Vercel Made Deployment Effortless
Deploying with Vercel kept the workflow simple.
Any change I push to GitHub is automatically built and deployed. I didn’t need to set up or maintain a separate CI/CD pipeline, which is exactly what I wanted for a personal project.
That meant I could focus on building and writing, instead of managing infrastructure.
Why I Chose Supabase
The bigger decision wasn’t the frontend, it was the backend.
I didn’t want to manage servers or set up authentication from scratch. I also didn’t want to spend time writing boilerplate APIs just to store blog content.
Supabase handled all of that.
It gave me a Postgres database, authentication, and storage in one place. More importantly, it stayed close to the database, which made it easy to design my own structure for blogs, categories, and relationships.
It felt direct and predictable, which is exactly what you want when you’re building something on your own.
Building the System
Instead of storing blogs as files, I decided to store everything in the database.
Each post is structured into blocks. That allows me to mix text, images, and videos without losing control over how content is rendered.
To make this usable, I also built a small internal dashboard. Instead of editing code every time I want to publish something, I can create content directly and organize it the way I want.
Since I’m the only user of this system, I didn’t overthink the dashboard design. The goal was simple, make publishing easy and keep the structure consistent.
That constraint actually made the system better. Less focus on polish, more focus on function.
Fetching Content from Supabase
On the frontend, fetching blog data is straightforward.
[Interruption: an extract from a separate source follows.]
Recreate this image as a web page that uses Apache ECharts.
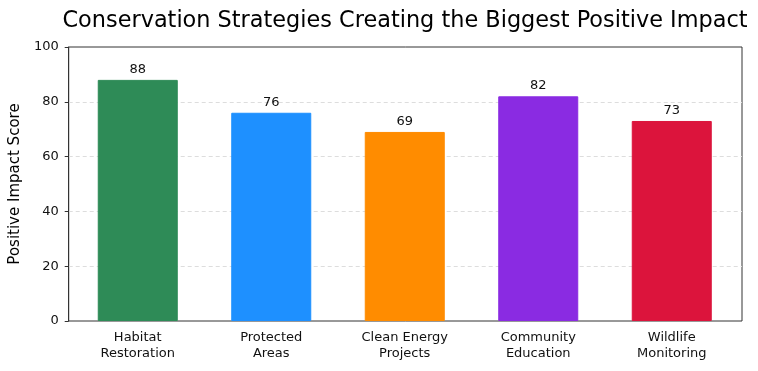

I can directly query Supabase and render the content in my pages.
const { data: posts, error } = await supabase
.from("posts")
.select("*")
.order("created_at", { ascending: false });
if (error) {
console.error(error);
}When This Approach Makes Sense
This setup isn’t for everyone.
If your goal is to ship a quick portfolio and move on, a static site is more than enough.
But if you see your portfolio as something you’ll keep building, adding content, experimenting with ideas, maybe even turning parts of it into products, then having a proper system underneath starts to pay off.
The complexity is slightly higher at the beginning, but it compounds in your favor over time.
Dynamic Routing with Next.js
Each blog is rendered using dynamic routes. This makes it easy to map URLs to specific posts without hardcoding anything.
// app/blog/[slug]/page.tsx
export default async function BlogPage({ params }) {
const { slug } = params;
const { data: post } = await supabase
.from("posts")
.select("*")
.eq("slug", slug)
.single();
return <Article post={post} />;
}What This Setup Enables
What I have now is still simple, but it’s structured in the right way.
Content isn’t scattered across files. Publishing doesn’t require touching code. And if I want to add new features later, I don’t have to rethink everything from scratch.
Next.js handles how things are rendered and optimized, while Supabase handles persistence and backend concerns. That separation keeps development fast without limiting flexibility.
When This Approach Makes Sense
If your goal is to launch a quick portfolio and leave it as-is, a static setup is more than enough.
But if you plan to write regularly, organize content, or gradually build on top of your portfolio, having a simple backend starts to make a difference.
It doesn’t need to be complex. It just needs to be flexible enough to grow with you.
Closing Thought
This portfolio isn’t overly complex, and that’s intentional.
Next.js and Supabase made it easy to move fast, keep things structured, and iterate without friction.
Right now, it’s a personal playground. A place where I can write, experiment, and ship ideas without overthinking the system behind it.
It’s not trying to be a full product. It’s built to stay simple, flexible, and under my control.
Because at the end of the day, I don’t just want a portfolio that looks good, I want one I can keep building on.
It doesn’t need to be perfect. It just needs to be something I can keep shipping on.